Though he had just a neck to spare from outsider Through Seven Seas, the official margin was no reflection of the dominant performance, with his French rider having to pose few questions of the colt.

“Though we were unable get a good position toward the front due to the fast pace at the beginning, the horse was relaxed in the rear and I wasn’t worried at all,” said Lemaire.

“As the inner track condition was not so good, we made bid from the outside early and turned wide to the straight, where he stretched really well.

“Hanshin’s inner course is tricky and (the) Takarazuka Kinen is a difficult race to win, even for champion horses, so I’m very happy that I was able to win the race with the number one horse in the World’s Best Racehorse Rankings. I realised again how strong he is. I hope to win more big races with him in the autumn.”
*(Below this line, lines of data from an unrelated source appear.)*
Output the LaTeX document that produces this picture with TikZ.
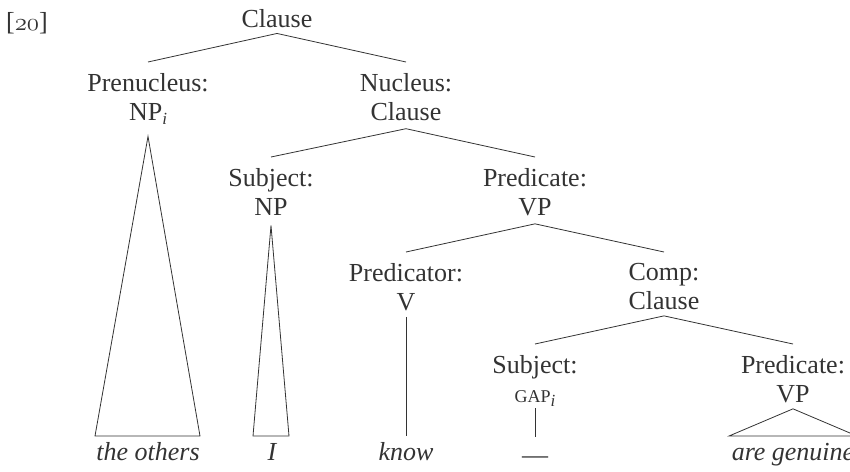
\documentclass[tikz,border=0pt]{standalone}
\usepackage{fontspec}
\setmainfont{Liberation Serif}
\definecolor{ink}{gray}{0.2}
\newcommand\mysubi{\raisebox{-4pt}{\fontsize{17}{17}\selectfont\itshape i}}
\begin{document}
\begin{tikzpicture}[x=1pt,y=-1pt,
  lab/.style={align=center,inner sep=0pt,text=ink,font=\fontsize{26}{29}\selectfont,anchor=north},
  leaf/.style={inner sep=0pt,text=ink,font=\fontsize{26}{29}\selectfont\itshape,anchor=base},
  br/.style={draw=ink,line width=0.8pt}]
\useasboundingbox (0,0) rectangle (850,471);
\clip (0,0) rectangle (850,471);
% labels
\node[inner sep=0pt,text=ink,font=\fontsize{26}{29}\selectfont,anchor=base] (num) at (27,30) {[$\mathnormal{20}$]};
\node[inner sep=0pt,text=ink,font=\fontsize{26}{29}\selectfont,anchor=base] (root) at (277,27) {Clause};
\node[lab] (pre) at (148,73) {Prenucleus:\\NP\mysubi};
\node[lab] (nuc) at (406,73) {Nucleus:\\Clause};
\node[lab] (subj) at (271,168) {Subject:\\NP};
\node[lab] (pred) at (535,168) {Predicate:\\VP};
\node[lab] (prd) at (406,263) {Predicator:\\V};
\node[lab] (comp) at (664,263) {Comp:\\Clause};
\node[lab] (gsubj) at (535,355) {Subject:\\{\fontsize{18}{29}\selectfont GAP}\mysubi};
\node[lab] (gpred) at (793,355) {Predicate:\\VP};
% leaves
\node[leaf] (l1) at (148,460) {the others};
\node[leaf] (l2) at (272,460) {I};
\node[leaf] (l3) at (406,460) {know};
\node[leaf] (l4) at (535,463) {\upshape ---};
\node[leaf] (l5) at (793,460) {are genuine};
% branches
\draw[br] ([yshift=11pt]pre.north) -- ([yshift=-6pt]root.south) -- ([yshift=11pt]nuc.north);
\draw[br] ([yshift=11pt]subj.north) -- ([yshift=-8pt]nuc.south) -- ([yshift=11pt]pred.north);
\draw[br] ([yshift=11pt]prd.north) -- ([yshift=-8pt]pred.south) -- ([yshift=11pt]comp.north);
\draw[br] ([yshift=11pt]gsubj.north) -- ([yshift=-6pt]comp.south) -- ([yshift=11pt]gpred.north);
% triangles and lines to leaves
\draw[br] ([yshift=-12pt]pre.south) -- ([xshift=-53pt,yshift=24pt]l1.base) -- ([xshift=52pt,yshift=24pt]l1.base) -- cycle;
\draw[br] ([yshift=-10pt]subj.south) -- ([xshift=-19pt,yshift=24pt]l2.base) -- ([xshift=17pt,yshift=24pt]l2.base) -- cycle;
\draw[br] ([yshift=-6pt]prd.south) -- ([yshift=24pt]l3.base);
\draw[br] ([yshift=-2pt]gsubj.south) -- ([yshift=26pt]l4.base);
\draw[br] ([yshift=-6pt]gpred.south) -- ([xshift=-64pt,yshift=24pt]l5.base) -- ([xshift=64pt,yshift=24pt]l5.base) -- cycle;
\end{tikzpicture}
\end{document}
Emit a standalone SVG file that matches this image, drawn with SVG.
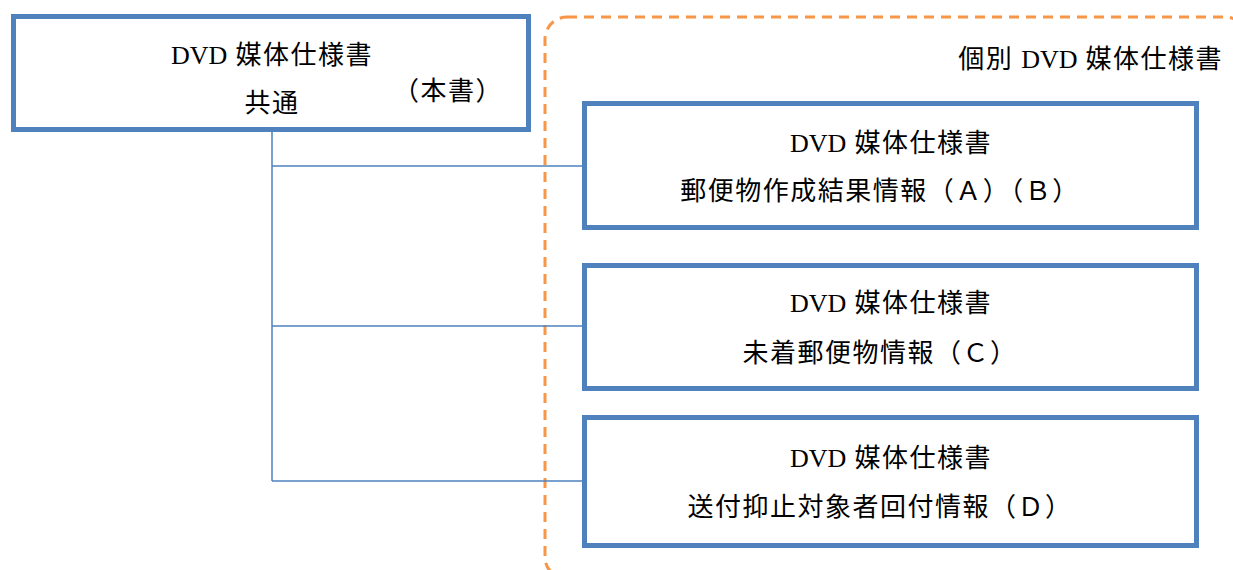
<svg xmlns="http://www.w3.org/2000/svg" width="1233" height="570" viewBox="0 0 1233 570">
<style>
.box{fill:#fff;stroke:#4F81BD;stroke-width:5}
.conn{fill:none;stroke:#4F81BD;stroke-width:1.5}
.grp{fill:none;stroke:#F79646;stroke-width:3;stroke-dasharray:10 7}
text{font-family:"Liberation Serif","Noto Sans CJK JP",serif;font-size:26px;letter-spacing:1.5px;fill:#000}
.lat{letter-spacing:0}
.c{text-anchor:middle}
</style>
<rect width="1233" height="570" fill="#fff"/>
<g id="group-individual">
<rect class="grp" x="545" y="17" width="702" height="562" rx="22" ry="22"/>
<text x="1223" y="68" text-anchor="end">個別 <tspan class="lat">DVD</tspan> 媒体仕様書</text>
</g>
<g id="connectors">
<path class="conn" d="M272 132V481M272 166H584M272 326H584M272 481H584"/>
</g>
<g id="node-common">
<rect class="box" x="13.5" y="16.5" width="515" height="113"/>
<text class="c" x="272" y="64"><tspan class="lat">DVD</tspan> 媒体仕様書</text>
<text class="c" x="272" y="112">共通</text>
<text x="503" y="100" text-anchor="end">（本書）</text>
</g>
<g id="node-ab">
<rect class="box" x="584.5" y="103.5" width="612" height="124"/>
<text class="c" x="891" y="152"><tspan class="lat">DVD</tspan> 媒体仕様書</text>
<text class="c" x="880" y="200">郵便物作成結果情報（Ａ）（Ｂ）</text>
</g>
<g id="node-c">
<rect class="box" x="584.5" y="265.5" width="612" height="123"/>
<text class="c" x="891" y="312"><tspan class="lat">DVD</tspan> 媒体仕様書</text>
<text class="c" x="880" y="362">未着郵便物情報（Ｃ）</text>
</g>
<g id="node-d">
<rect class="box" x="584.5" y="417.5" width="612" height="128"/>
<text class="c" x="891" y="467"><tspan class="lat">DVD</tspan> 媒体仕様書</text>
<text class="c" x="880" y="516">送付抑止対象者回付情報（Ｄ）</text>
</g>
</svg>
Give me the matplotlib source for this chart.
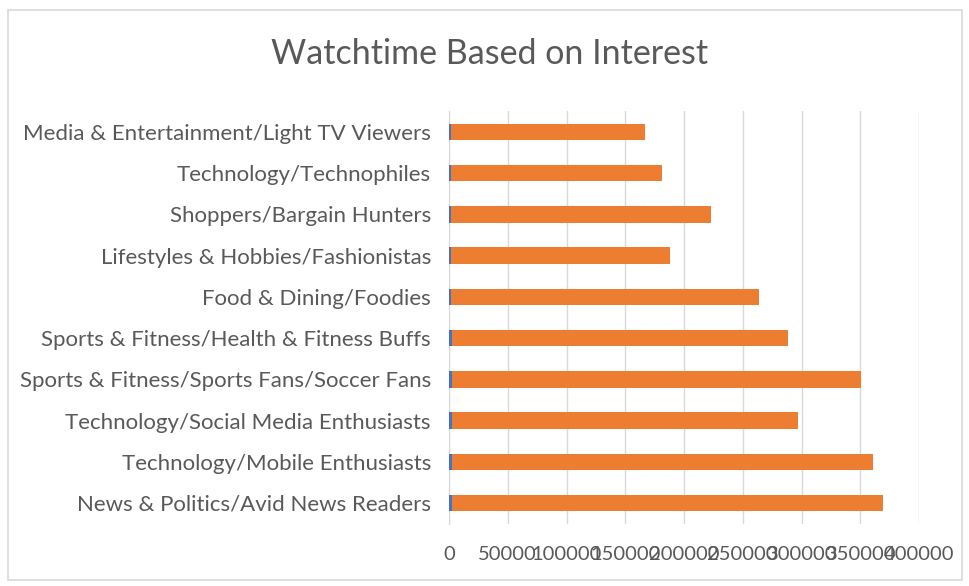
import matplotlib.pyplot as plt
from matplotlib.patches import Rectangle

categories = [
    "News & Politics/Avid News Readers",
    "Technology/Mobile Enthusiasts",
    "Technology/Social Media Enthusiasts",
    "Sports & Fitness/Sports Fans/Soccer Fans",
    "Sports & Fitness/Health & Fitness Buffs",
    "Food & Dining/Foodies",
    "Lifestyles & Hobbies/Fashionistas",
    "Shoppers/Bargain Hunters",
    "Technology/Technophiles",
    "Media & Entertainment/Light TV Viewers",
]
users = [2600, 2500, 2400, 2500, 2300, 2100, 1600, 1900, 1500, 1400]
watchtime = [366800, 358100, 294600, 348100, 286200, 261700, 186400, 221100, 179800, 165400]
xticks = [0, 50000, 100000, 150000, 200000, 250000, 300000, 350000, 400000]

plt.rcParams['font.family'] = ['Lato', 'DejaVu Sans']
text_color = "#595959"

fig = plt.figure(figsize=(9.69, 5.86), dpi=100)
fig.patches.append(Rectangle((8 / 969, 6 / 586), 954 / 969, 570 / 586,
                             transform=fig.transFigure, fill=False,
                             edgecolor="#D9D9D9", linewidth=1.2))

ax = fig.add_axes([449 / 969, 1 - 523.6 / 586, 470 / 969, 412.2 / 586])

y = range(len(categories))
ax.barh(y, users, height=0.4, color="#4472C4", zorder=3)
ax.barh(y, watchtime, left=users, height=0.4, color="#ED7D31", zorder=3)

ax.set_ylim(-0.5, len(categories) - 0.5)
ax.set_xlim(0, 400000)
ax.set_yticks(list(y))
ax.set_yticklabels(categories, fontsize=16, color=text_color)
ax.set_xticks(xticks)
ax.set_xticklabels([str(t) for t in xticks], fontsize=14.5, color=text_color)
ax.tick_params(axis="both", length=0)
ax.tick_params(axis="y", pad=13)
ax.tick_params(axis="x", pad=16)

ax.grid(axis="x", color="#D9D9D9", linewidth=1, zorder=0)
for side in ["top", "right", "bottom"]:
    ax.spines[side].set_visible(False)
ax.spines["left"].set_color("#D9D9D9")

fig.text(490 / 969, 1 - 54 / 586, "Watchtime Based on Interest",
         ha="center", va="center", fontsize=24.5, color=text_color)

fig.savefig("out.png", dpi=100)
Equinox was completing his fourth successive top-class success, having previously taken the Tenno Sho and Arima Kinen last year before his Sheema Classic success.

Victory gives the four-year-old automatic entry to both the Cox Plate at Moonee Valley later this year, and the Breeders’ Cup Turf. It is unlikely that Equinox will be seen by British racegoers, however.

Nick Smith, Ascot’s director of racing and public affairs, poured cold water any thoughts of the possibility he could turn up the Berkshire track.

He said: “Sadly, the Japanese do not appear that interested in coming over. It is a shame, but we will still continue to strive to attract the best international runners to Ascot.”